Healio: To what extent, and why, are you encouraged by these results?
Alexander: The study contributes to a growing body of evidence showing that individuals taking chronic immunosuppressive medications do not fare worse than their counterparts in terms of COVID outcomes. Looking at the big picture, one of the most encouraging aspects of these results is that this is a small amount of good news at a time in this pandemic when we need it. Doctors and patients may have been deciding to discontinue these medications to this point. We are starting to see that there is no need for this. Our work continues to be corroborated by other studies showing similar outcomes.

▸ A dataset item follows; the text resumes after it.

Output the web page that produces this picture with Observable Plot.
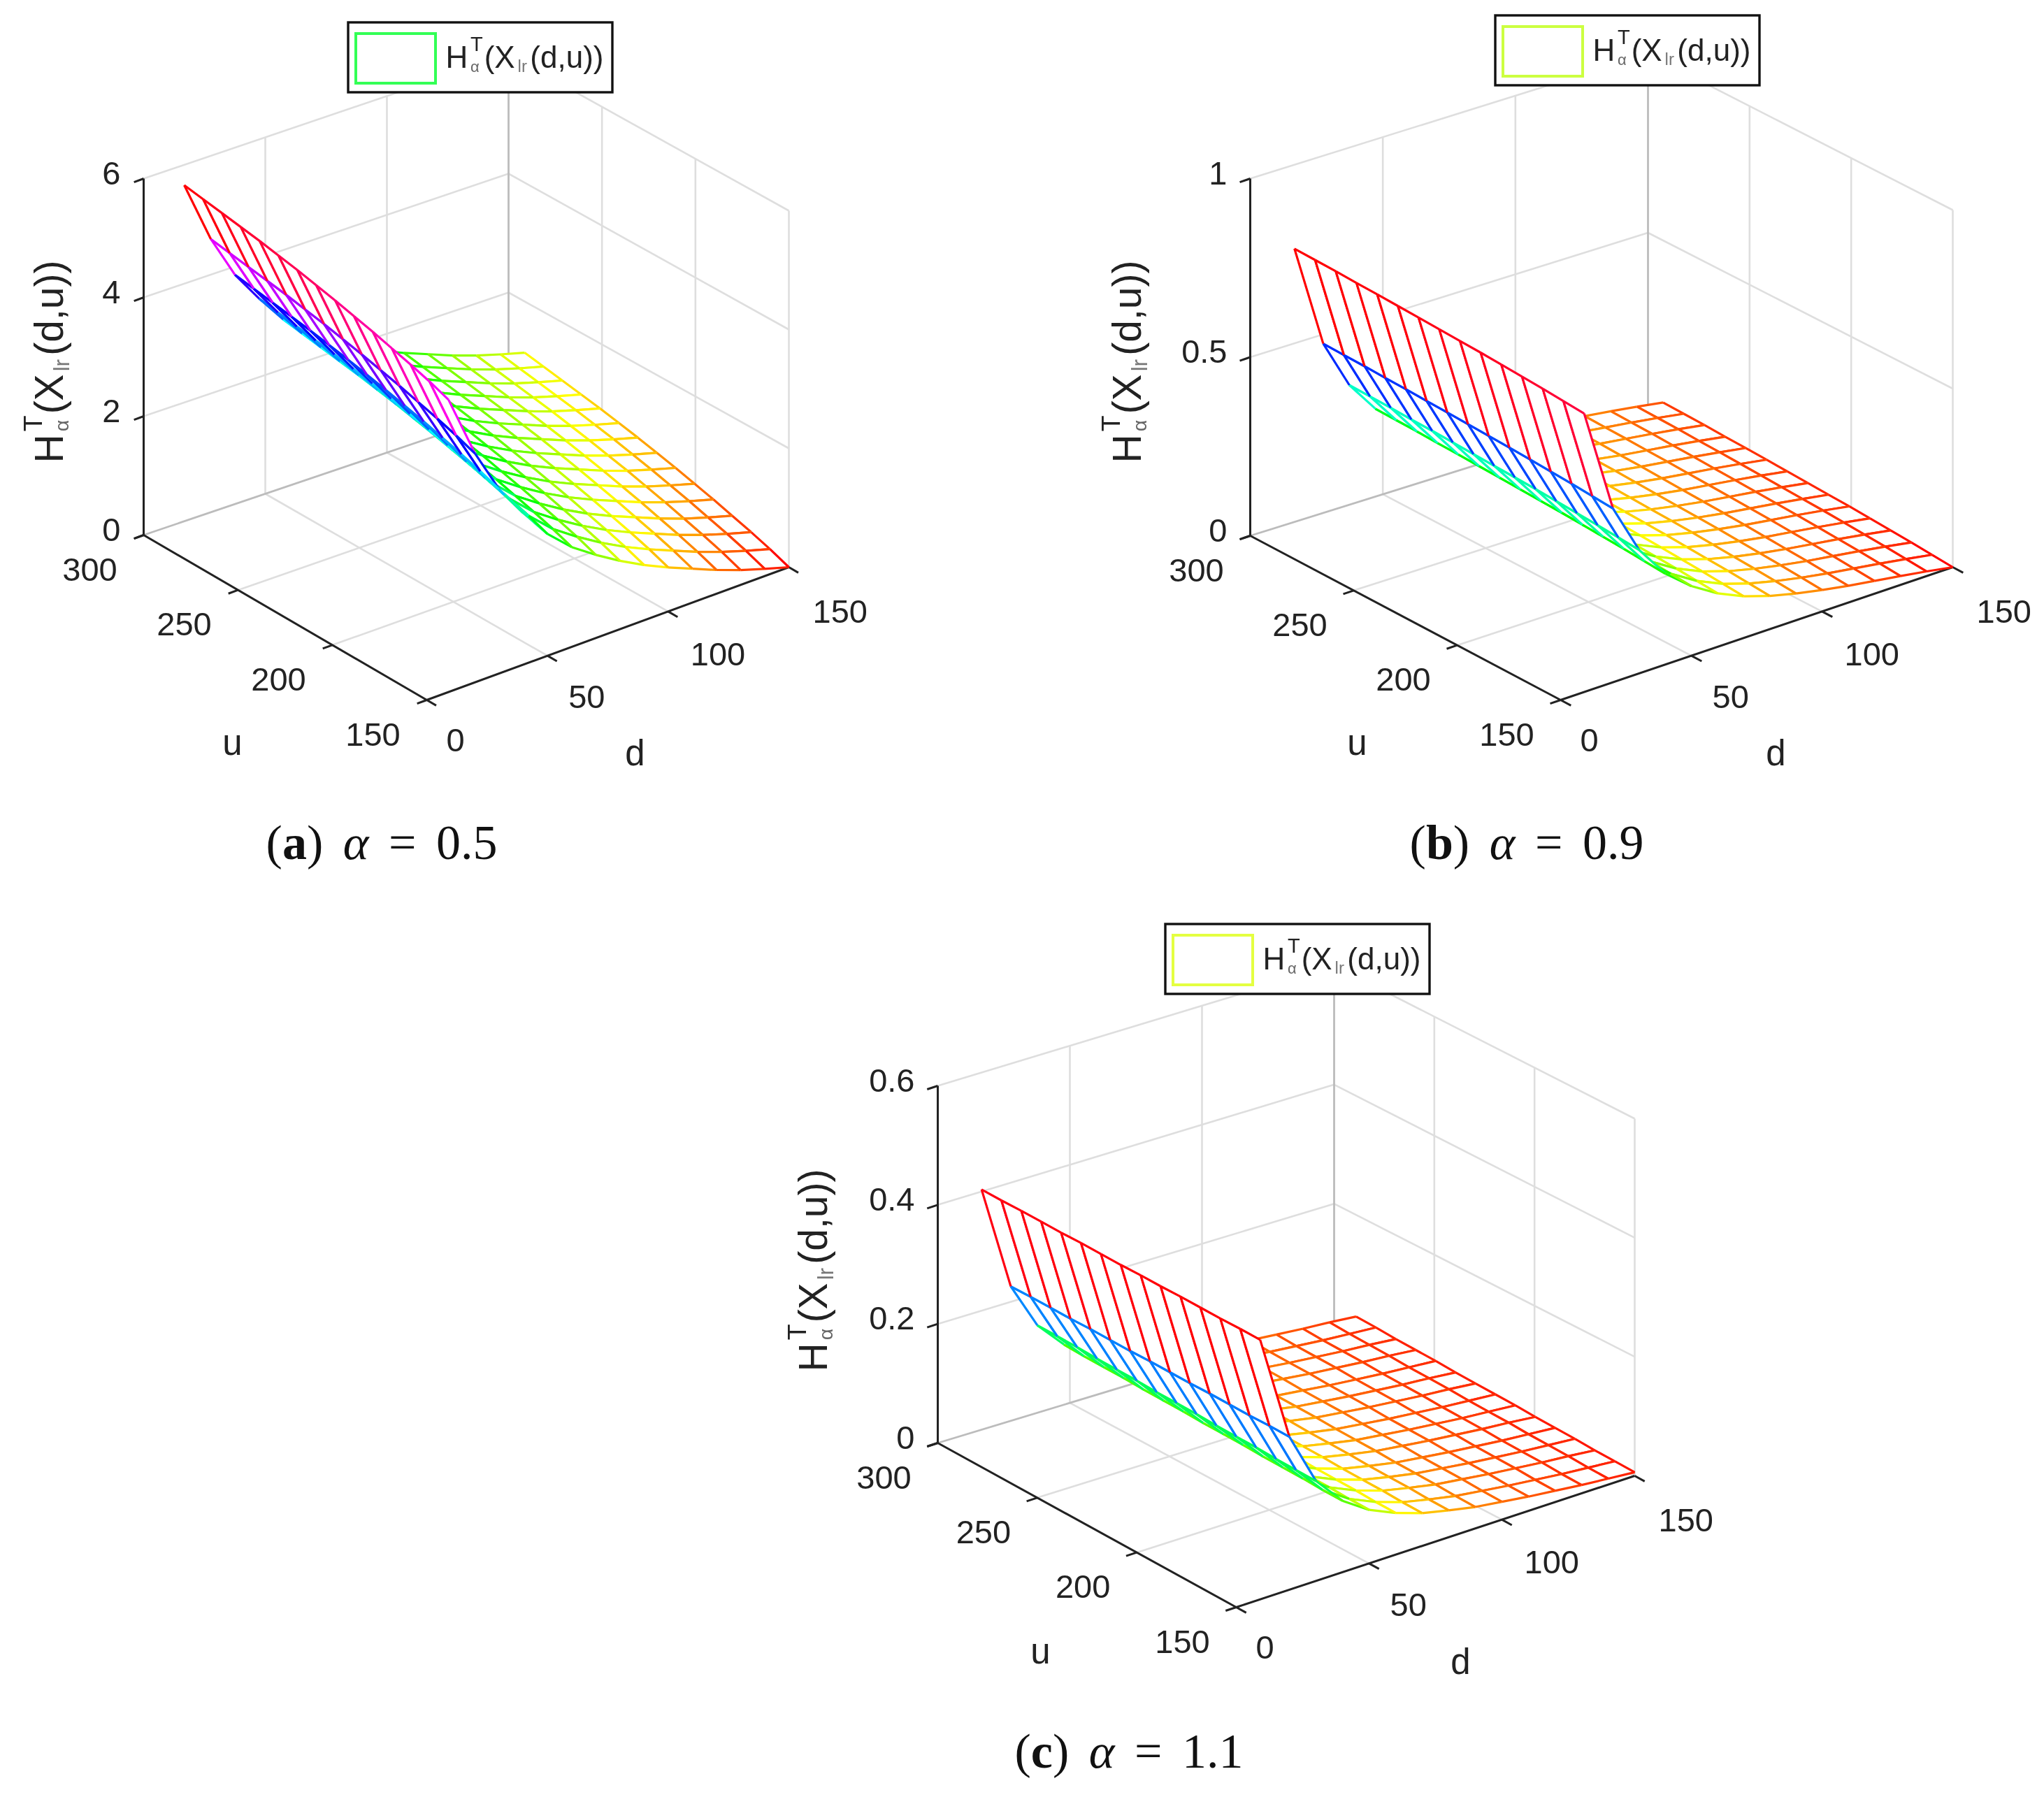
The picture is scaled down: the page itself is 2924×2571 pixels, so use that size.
<!DOCTYPE html>
<html><head><meta charset="utf-8">
<script src="https://cdn.jsdelivr.net/npm/d3@7"></script>
<script src="https://cdn.jsdelivr.net/npm/@observablehq/plot@0.6"></script>
<style>
html,body{margin:0;background:#fff}
#page{position:relative;width:2924px;height:2571px;overflow:hidden}
#page svg{display:block;filter:blur(0.7px)}
.cap{position:absolute;transform:translateX(-50%);font-family:"Liberation Serif",serif;font-size:70px;word-spacing:11px;color:#111;white-space:nowrap}
.cap i{font-style:italic}
</style></head><body><div id="page"></div>
<script>
const dValues=[9,20,30,40,50,60,70,80,90,100,110,120,130,140,150];
const uValues=[150,160,170,180,190,200,210,220,230,240,250,260,270,280,290];
const dTicks=[0,50,100,150];
const uTicks=[150,200,250,300];

// Surface heights: one row per d, one column per u.
const surfaceA=[
[4.92,5.04,5.14,5.23,5.32,5.40,5.48,5.55,5.62,5.68,5.74,5.79,5.84,5.89,5.94],
[3.85,3.97,4.07,4.16,4.25,4.33,4.41,4.48,4.55,4.61,4.67,4.72,4.77,4.82,4.87],
[3.10,3.22,3.32,3.41,3.50,3.58,3.66,3.73,3.80,3.86,3.92,3.97,4.02,4.07,4.12],
[2.55,2.67,2.77,2.86,2.95,3.03,3.11,3.18,3.25,3.31,3.37,3.42,3.47,3.52,3.57],
[2.05,2.17,2.27,2.36,2.45,2.53,2.61,2.68,2.75,2.81,2.87,2.92,2.97,3.02,3.07],
[1.68,1.80,1.90,1.99,2.08,2.16,2.24,2.31,2.38,2.44,2.50,2.55,2.60,2.65,2.70],
[1.40,1.52,1.62,1.71,1.80,1.88,1.96,2.03,2.10,2.16,2.22,2.27,2.32,2.37,2.42],
[1.15,1.27,1.37,1.46,1.55,1.63,1.71,1.78,1.85,1.91,1.97,2.02,2.07,2.12,2.17],
[.93,1.05,1.15,1.24,1.33,1.41,1.49,1.56,1.63,1.69,1.75,1.80,1.85,1.90,1.95],
[.74,.86,.96,1.05,1.14,1.22,1.30,1.37,1.44,1.50,1.56,1.61,1.66,1.71,1.76],
[.57,.69,.79,.88,.97,1.05,1.13,1.20,1.27,1.33,1.39,1.44,1.49,1.54,1.59],
[.40,.52,.62,.71,.80,.88,.96,1.03,1.10,1.16,1.22,1.27,1.32,1.37,1.42],
[.25,.37,.47,.56,.65,.73,.81,.88,.95,1.01,1.07,1.12,1.17,1.22,1.27],
[.12,.24,.34,.43,.52,.60,.68,.75,.82,.88,.94,.99,1.04,1.09,1.14],
[0,.12,.22,.31,.40,.48,.56,.63,.70,.76,.82,.87,.92,.97,1.02]];
const surfaceB=[
[.780,.784,.788,.791,.794,.797,.799,.801,.803,.805,.807,.808,.810,.811,.812],
[.487,.491,.495,.498,.501,.504,.506,.508,.510,.512,.514,.515,.517,.518,.519],
[.346,.350,.354,.357,.360,.363,.365,.367,.369,.371,.373,.374,.376,.377,.378],
[.255,.259,.263,.266,.269,.272,.274,.276,.278,.280,.282,.283,.285,.286,.287],
[.195,.199,.203,.206,.209,.212,.214,.216,.218,.220,.222,.223,.225,.226,.227],
[.150,.154,.158,.161,.164,.167,.169,.171,.173,.175,.177,.178,.180,.181,.182],
[.117,.121,.125,.128,.131,.134,.136,.138,.140,.142,.144,.145,.147,.148,.149],
[.093,.097,.101,.104,.107,.110,.112,.114,.116,.118,.120,.121,.123,.124,.125],
[.075,.079,.083,.086,.089,.092,.094,.096,.098,.100,.102,.103,.105,.106,.107],
[.060,.064,.068,.071,.074,.077,.079,.081,.083,.085,.087,.088,.090,.091,.092],
[.047,.051,.055,.058,.061,.064,.066,.068,.070,.072,.074,.075,.077,.078,.079],
[.036,.040,.044,.047,.050,.053,.055,.057,.059,.061,.063,.064,.066,.067,.068],
[.025,.029,.033,.036,.039,.042,.044,.046,.048,.050,.052,.053,.055,.056,.057],
[.013,.017,.021,.024,.027,.030,.032,.034,.036,.038,.040,.041,.043,.044,.045],
[0,.004,.008,.011,.014,.017,.019,.021,.023,.025,.027,.028,.030,.031,.032]];
const surfaceC=[
[.436,.436,.435,.435,.435,.434,.434,.433,.433,.433,.432,.432,.432,.431,.431],
[.257,.257,.256,.256,.256,.255,.255,.255,.254,.254,.254,.253,.253,.253,.252],
[.168,.168,.168,.169,.169,.169,.170,.170,.170,.171,.171,.171,.172,.172,.172],
[.120,.120,.121,.121,.121,.122,.122,.122,.123,.123,.123,.124,.124,.124,.125],
[.090,.090,.091,.091,.091,.092,.092,.092,.093,.093,.093,.094,.094,.094,.095],
[.070,.070,.071,.071,.071,.072,.072,.072,.073,.073,.073,.074,.074,.074,.075],
[.055,.055,.056,.056,.056,.057,.057,.057,.058,.058,.058,.059,.059,.059,.060],
[.045,.045,.046,.046,.046,.047,.047,.047,.048,.048,.048,.049,.049,.049,.050],
[.036,.036,.037,.037,.037,.038,.038,.038,.039,.039,.039,.040,.040,.040,.041],
[.030,.030,.031,.031,.031,.032,.032,.032,.033,.033,.033,.034,.034,.034,.035],
[.024,.024,.025,.025,.025,.026,.026,.026,.027,.027,.027,.028,.028,.028,.029],
[.019,.019,.020,.020,.020,.021,.021,.021,.022,.022,.022,.023,.023,.023,.024],
[.014,.014,.015,.015,.015,.016,.016,.016,.017,.017,.017,.018,.018,.018,.019],
[.010,.010,.011,.011,.011,.012,.012,.012,.013,.013,.013,.014,.014,.014,.015],
[.006,.006,.006,.007,.007,.007,.008,.008,.008,.008,.009,.009,.009,.010,.010]];
const zTicksA=[0,2,4,6];
const zTicksB=[0,0.5,1];
const zTicksC=[0,0.2,0.4,0.6];
const swatchColors=["#33ff55","#ccff40","#e4ff40"];
const captions=["a","b","c"];
const alphas=["0.5","0.9","1.1"];

// The three views: where the box corners of each panel fall on the page.
const views=[
 {L:[205,765],F:[610,1001],R:[1128,811],B:[727,588],zH:510,zTop:6,zTicks:zTicksA,table:surfaceA,lab:[71,662],legend:[498,32],u:[332,1063],d:[908,1078],cap:[546,1226]},
 {L:[1788,766],F:[2232,1001],R:[2793,811],B:[2357,588],zH:511,zTop:1,zTicks:zTicksB,table:surfaceB,lab:[1613,662],legend:[2139,22],u:[1941,1063],d:[2540,1078],cap:[2184,1226]},
 {L:[1341,2064],F:[1768,2299],R:[2338,2111],B:[1908,1892],zH:511,zTop:0.6,zTicks:zTicksC,table:surfaceC,lab:[1164,1962],legend:[1667,1322],u:[1488,2363],d:[2089,2378],cap:[1615,2526]}
];
const FONT='"Liberation Sans",Arial,sans-serif', INK="#222222";

// Mesh projection, in the box's own axes.
function projector(v){
  return (d,u,z)=>{
    const a=d/150,b=(u-150)/150;
    return {x:v.F[0]+a*(v.R[0]-v.F[0])+b*(v.L[0]-v.F[0]),
            y:v.F[1]+a*(v.R[1]-v.F[1])+b*(v.L[1]-v.F[1])-z/v.zTop*v.zH};
  };
}
// Box projection: the drawn back corner sits slightly off the parallelogram.
function boxProjector(v){
  return (d,u,z)=>{
    const a=d/150,b=(u-150)/150;
    const w=(i)=>v.F[i]*(1-a)*(1-b)+v.R[i]*a*(1-b)+v.L[i]*(1-a)*b+v.B[i]*a*b;
    return {x:w(0),y:w(1)-z/v.zTop*v.zH};
  };
}
const seg=(p,q,extra={})=>({x1:p.x,y1:p.y,x2:q.x,y2:q.y,...extra});
const links=(rows,o)=>Plot.link(rows,{x1:"x1",y1:"y1",x2:"x2",y2:"y2",...o});
const txt=(t,x,y,o={})=>Plot.text([{t,x,y}],{x:"x",y:"y",text:"t",fontFamily:FONT,fill:INK,fontSize:47,...o});

function formula(x0,y0,S,rotated,k){
  const pieces=[["H",0,0,1,INK],["T",.74,.42,.66,INK],["α",.74,-.3,.5,"#666"],["(X",1.15,0,1,INK],
                ["lr",2.15,-.3,.55,"#777"],["(d,u))",2.52,0,1,INK]];
  return pieces.map(([t,a,r,s,c])=>txt(t,
     rotated?x0-r*S:x0+a*S*k, rotated?y0-a*S*k:y0-r*S,
     {fontSize:S*s,fill:c,textAnchor:"start",lineAnchor:"middle",rotate:rotated?-90:0}));
}

function panelMarks(v,vi){
  const P=projector(v), X=boxProjector(v), m=[];
  const grid=[],back=[];
  for(const z of v.zTicks){ if(z===0) continue;
    grid.push(seg(X(0,300,z),X(150,300,z)),seg(X(150,300,z),X(150,150,z)));}
  for(const d of [50,100]){
    grid.push(seg(X(d,300,0),X(d,300,v.zTop)),seg(X(d,150,0),X(d,300,0)));}
  for(const u of [200,250]){
    grid.push(seg(X(150,u,0),X(150,u,v.zTop)),seg(X(0,u,0),X(150,u,0)));}
  grid.push(seg(X(150,150,0),X(150,150,v.zTop)),seg(X(150,300,0),X(150,150,0)));
  back.push(seg(X(150,300,0),X(150,300,v.zTop)),seg(X(0,300,0),X(150,300,0)));
  m.push(links(grid,{stroke:"#dedede",strokeWidth:2.6}));
  m.push(links(back,{stroke:"#bcbcbc",strokeWidth:2.8}));

  const axes=[seg(P(0,300,0),P(0,300,v.zTop)),seg(P(0,300,0),P(0,150,0)),seg(P(0,150,0),P(150,150,0))];
  for(const z of v.zTicks) axes.push(seg(P(0,300,z),P(-4,300,z)));
  for(const u of uTicks) axes.push(seg(P(0,u,0),P(-4,u,0)));
  for(const d of dTicks) axes.push(seg(P(d,150,0),P(d,145,0)));
  m.push(links(axes,{stroke:"#222222",strokeWidth:3}));

  const zmax=d3.max(v.table.flat());
  const nd=dValues.length,nu=uValues.length;
  const Q=(i,j)=>P(dValues[i],uValues[j],v.table[i][j]);
  const V=(i,j)=>v.table[i][j]/zmax;
  // Painter's order: farthest cell first, so the white cell faces hide what lies behind.
  for(let i=nd-2;i>=0;i--) for(let j=nu-2;j>=0;j--){
    const a=Q(i,j),b=Q(i+1,j),c=Q(i+1,j+1),e=Q(i,j+1);
    m.push(Plot.line([a,b,c,e],{x:"x",y:"y",fill:"white",stroke:"none"}));
    m.push(links([
      seg(a,b,{v:V(i,j)}),seg(a,e,{v:V(i,j)}),
      seg(b,c,{v:V(i+1,j)}),seg(e,c,{v:V(i,j+1)})
    ],{stroke:"v",strokeWidth:3.2}));
  }

  for(const z of v.zTicks){const p=P(0,300,z);
    m.push(txt(String(z),p.x-33,p.y-7,{textAnchor:"end"}));}
  for(const u of uTicks){const p=P(0,u,0);
    m.push(txt(String(u),p.x-77,p.y+50));}
  for(const d of dTicks){const p=P(d,150,0);
    m.push(txt(String(d),p.x+28+d/150*6,p.y+58+d/150*6,{textAnchor:"start"}));}
  m.push(txt("u",v.u[0],v.u[1],{fontSize:51}));
  m.push(txt("d",v.d[0],v.d[1],{fontSize:51}));
  m.push(...formula(v.lab[0],v.lab[1],57,true,1.07));

  const [lx,ly]=v.legend;
  m.push(Plot.rect([{x1:lx,x2:lx+378,y1:ly,y2:ly+100}],{x1:"x1",x2:"x2",y1:"y1",y2:"y2",fill:"white",stroke:"#111",strokeWidth:3.4}));
  m.push(Plot.rect([{x1:lx+11,x2:lx+125,y1:ly+16,y2:ly+87}],{x1:"x1",x2:"x2",y1:"y1",y2:"y2",fill:"white",stroke:swatchColors[vi],strokeWidth:4}));
  m.push(...formula(lx+139,ly+50,44,false,1.09));
  return m;
}

const chart=Plot.plot({
  width:2924,height:2571,margin:0,
  x:{type:"linear",domain:[0,2924],range:[0,2924],axis:null},
  y:{type:"linear",domain:[0,2571],range:[0,2571],axis:null},
  color:{type:"linear",domain:[0,1],interpolate:t=>d3.hsl(t*360,1,.5).formatHex()},
  marks:views.flatMap(panelMarks)
});
const page=document.getElementById("page");
page.appendChild(chart);
views.forEach((v,i)=>{
  const c=document.createElement("div");
  c.className="cap";
  c.style.left=v.cap[0]+"px"; c.style.top=(v.cap[1]-60)+"px";
  c.innerHTML=`(<b>${captions[i]}</b>) <i>α</i> = ${alphas[i]}`;
  page.appendChild(c);
});
</script></body></html>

Healio: Not to undermine the encouraging nature of the data, but one thing we have seen throughout this pandemic is that the evidence supporting or opposing any given conclusion can change in a short period of time. Are there any concerns further evidence may show that the picture is more complicated than it seems at the moment?
Andersen: At the moment, our evidence is consistent with what we are seeing from other groups in the literature.
Alexander: That said, I do not think our findings amount to a blank check to go out and get started on immunosuppressive medications without careful consideration. But the fact remains that many people need these drugs, because of an organ transplant or because they have an autoimmune or rheumatic disease. What our findings show is that these drugs were not associated with worse outcomes from COVID, which we think is an important conclusion.
Healio: Are there any concerns about drug-drug interactions between immunosuppressive medications and either the antivirals being used to treat COVID-19 or dexamethasone?
Andersen: We plan to look at that in the national data set. We want to see if patients coming into the hospital on immunosuppression are perhaps treated differently, given that dexamethasone is one of the mainstays of treatment at this moment. That is a question that is ongoing.
Healio: Looking ahead, what are the next steps for your group?
Andersen: We have been working in a national data set called the N3C, or the National COVID Cohort Collaborative, which is a national collaboration of more than 30 hospital systems across the United States. We are looking at outcomes for immunosuppressed patients in a national cohort, to see if we would see the same result.
We hope to look at the same clinical questions we addressed in this study and more. Primarily, though, we will be focusing on those two main groups of patients on immunosuppressive medications: solid organ transplant recipients and those with autoimmune or rheumatic diseases.
Alexander: As with any study, ours raises as many questions as it answers. In our study, we combined all of the immunosuppressive medications. The sample size did not allow us to really look at individual drugs in great detail, or those that operate with different mechanisms of action. The pharmacology of many immunosuppressive drugs differs greatly. So, we think that it will be important in future work to explore some of these questions in the context of COVID outcomes.
There is an enormous urgency to answer these questions because the pandemic has never been worse. We need to continue the effort to generate fundamental new knowledge. Fortunately, there are legions of scientists around the world that are working to do so.